The simple idea is to view a flat file as a tree structure and compute a secure hash for each node and leaf. It is necessary, however, to divide the tree into branches and leaves so that replacement of an earlier part of the file with a part of different size does not impact how later parts are partitioned into nodes and leaves. Thus partitions at simple addresses, such as powers of 16, will make the tree for a file look entirely unlike the tree for the same file with the first character deleted. We will form a tree such that a depth first traversal is able to produce the original flat file. The node hashes will be a secure hash of the child hashes and thus the root hash may be considered a secure hash of the entire file.
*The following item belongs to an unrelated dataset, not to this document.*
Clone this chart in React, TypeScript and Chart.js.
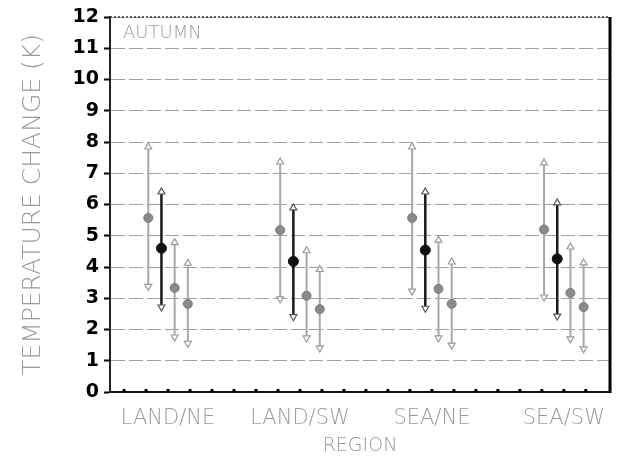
import React, { useEffect, useRef } from "react";
import { Chart, registerables } from "chart.js";

Chart.register(...registerables);

const categories = ["LAND/NE", "LAND/SW", "SEA/NE", "SEA/SW"];
const yTicks = [0, 1, 2, 3, 4, 5, 6, 7, 8, 9, 10, 11, 12];

const s1Mean = [5.57, 5.18, 5.57, 5.2];
const s1Low = [3.38, 2.98, 3.23, 3.04];
const s1High = [7.84, 7.36, 7.84, 7.33];

const s2Mean = [4.6, 4.18, 4.54, 4.26];
const s2Low = [2.72, 2.41, 2.68, 2.43];
const s2High = [6.4, 5.89, 6.4, 6.05];

const s3Mean = [3.33, 3.08, 3.3, 3.17];
const s3Low = [1.76, 1.73, 1.73, 1.7];
const s3High = [4.78, 4.52, 4.86, 4.64];

const s4Mean = [2.82, 2.65, 2.82, 2.72];
const s4Low = [1.56, 1.41, 1.5, 1.38];
const s4High = [4.12, 3.92, 4.16, 4.13];

const LIGHT = "#a8a8a8";
const DARK = "#1a1a1a";
const FONT = "'DejaVu Sans', sans-serif";

function barData(low: number[], high: number[], off: number) {
  const out: any[] = [];
  low.forEach((lo, i) => {
    const x = i + 1 + off;
    out.push({ x, y: high[i] });
    out.push({ x, y: lo });
    out.push({ x, y: null });
  });
  return out;
}

function meanData(mean: number[], off: number) {
  return mean.map((m, i) => ({ x: i + 1 + off, y: m }));
}

export default function App() {
  const ref = useRef<HTMLCanvasElement | null>(null);

  useEffect(() => {
    if (!ref.current) return;
    const series = [
      { mean: s1Mean, low: s1Low, high: s1High, dark: false },
      { mean: s2Mean, low: s2Low, high: s2High, dark: true },
      { mean: s3Mean, low: s3Low, high: s3High, dark: false },
      { mean: s4Mean, low: s4Low, high: s4High, dark: false },
    ];
    const step = 0.1;
    const datasets: any[] = [];
    series.forEach((s, k) => {
      const off = (k - 1.5) * step;
      const col = s.dark ? DARK : LIGHT;
      datasets.push({
        type: "line",
        data: barData(s.low, s.high, off),
        borderColor: col,
        borderWidth: s.dark ? 2.5 : 2,
        spanGaps: false,
        pointStyle: "triangle",
        pointRadius: 4,
        pointBackgroundColor: "#ffffff",
        pointBorderColor: s.dark ? "#555" : "#999",
        pointBorderWidth: 1.2,
        pointRotation: (c: any) => (c.dataIndex % 3 === 0 ? 0 : 180),
        order: s.dark ? 1 : 2,
      });
      datasets.push({
        type: "line",
        data: meanData(s.mean, off),
        showLine: false,
        pointStyle: "circle",
        pointRadius: s.dark ? 5 : 4.5,
        pointBackgroundColor: s.dark ? "#111" : "#8a8a8a",
        pointBorderColor: s.dark ? "#111" : "#777",
        pointBorderWidth: 1,
        order: 0,
      });
    });

    const framePlugin = {
      id: "frame",
      afterDraw(chart: any) {
        const { ctx, chartArea } = chart;
        const xs = chart.scales.x;
        ctx.save();
        ctx.strokeStyle = "#333";
        ctx.lineWidth = 1.5;
        ctx.setLineDash([2, 2]);
        ctx.beginPath();
        ctx.moveTo(chartArea.left, chartArea.top);
        ctx.lineTo(chartArea.right, chartArea.top);
        ctx.stroke();
        ctx.setLineDash([]);
        ctx.strokeStyle = "#000";
        ctx.lineWidth = 3;
        ctx.beginPath();
        ctx.moveTo(chartArea.right, chartArea.top);
        ctx.lineTo(chartArea.right, chartArea.bottom + 1);
        ctx.stroke();
        // minor tick marks along the bottom axis
        ctx.fillStyle = "#000";
        for (let v = 4 / 6; v < xs.max; v += 1 / 6) {
          const px = xs.getPixelForValue(v);
          if (px > chartArea.left + 4 && px < chartArea.right - 4) {
            ctx.fillRect(px - 1.5, chartArea.bottom - 3, 3, 3);
          }
        }
        ctx.fillStyle = "#999";
        ctx.font = `200 18px ${FONT}`;
        ctx.textBaseline = "middle";
        ctx.textAlign = "left";
        ctx.fillText("AUTUMN", chartArea.left + 13, chartArea.top + 16);
        ctx.restore();
      },
    };

    const chart = new Chart(ref.current, {
      type: "line",
      data: { datasets },
      plugins: [framePlugin],
      options: {
        animation: false,
        responsive: false,
        maintainAspectRatio: false,
        layout: { padding: { top: 17, right: 9, left: 0, bottom: 0 } },
        plugins: { legend: { display: false }, tooltip: { enabled: false } },
        scales: {
          x: {
            type: "linear",
            min: 0.56,
            max: 4.35,
            afterBuildTicks: (scale: any) => {
              scale.ticks = categories.map((_, i) => ({ value: i + 1 }));
            },
            afterFit: (scale: any) => {
              scale.height = 64;
              scale.paddingLeft = 0;
              scale.paddingRight = 0;
            },
            ticks: {
              autoSkip: false,
              maxRotation: 0,
              padding: 14,
              color: "#999",
              font: { family: FONT, size: 21, weight: "200" as any },
              callback: (v: any) => categories[Math.round(Number(v)) - 1] ?? "",
            },
            grid: { display: true, drawOnChartArea: false, drawTicks: false },
            border: { display: true, color: "#111", width: 2 },
            title: {
              display: true,
              text: "REGION",
              color: "#999",
              font: { family: FONT, size: 19, weight: "200" as any, lineHeight: 1 },
              padding: { top: 0, bottom: 0 },
            },
          },
          y: {
            type: "linear",
            min: 0,
            max: 12,
            afterBuildTicks: (scale: any) => {
              scale.ticks = yTicks.map((v) => ({ value: v }));
            },
            afterFit: (scale: any) => {
              scale.width = 110;
              scale.paddingTop = 0;
              scale.paddingBottom = 0;
            },
            ticks: {
              padding: 5,
              color: "#000",
              font: { family: FONT, size: 19, weight: "bold" },
            },
            grid: {
              color: "#a0a0a0",
              lineWidth: 1,
              tickLength: 6,
              tickColor: "#000",
              tickWidth: 2,
              tickBorderDash: [],
            } as any,
            border: { display: true, color: "#222", width: 2, dash: [14, 4] } as any,
            title: {
              display: true,
              text: "TEMPERATURE CHANGE (K)",
              color: "#999",
              font: { family: FONT, size: 25, weight: "200" as any, lineHeight: 1.2 },
              padding: { top: 18, bottom: 0 },
            },
          },
        },
      } as any,
    });
    return () => chart.destroy();
  }, []);

  return (
    <div style={{ position: "fixed", left: 0, top: 0, width: 619, height: 456, background: "#fff" }}>
      <canvas ref={ref} width={619} height={456} style={{ width: 619, height: 456 }} />
    </div>
  );
}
The challenge is to choose natural cleavage points in a file so that distant differences do not affect the choice. We propose a stream hash for this purpose. A stream hash is a boolean function of the bits in the corresponding neighborhood of the input stream.

 hi = f(si-8, si-7, si-6, ..., si+8)
produces a stream hash whose span is 17 bits. If we look in the stream hash for strings of zeros of length 24-2*n to split the file at level n, then we have a tree with average fan out of 4. We advocate spans of about 100 here.

What can go wrong

If the stream hash span is too short then small repetitive patterns in the original file will show thru in the stream hash. We may not want each “hereinafter” to trigger a split. This can lead to badly balanced trees. If the span is too large then it might be hard to calculate (but don’t despair yet), and smaller blocks will not be discovered.

If the file consists of strings of 0’s or strings of 1’s whose length is greater than the span then will find too many or too few cleavage points. The sorts of file that cause these problems, compress well.

There is fast stream hash code buried in the duplication finder code.

It is easy to produce files that defeat this scheme. For the obvious ways to do so there seem to be obvious counters. I don’t know how this race plays out. I don’t know a context for such a race.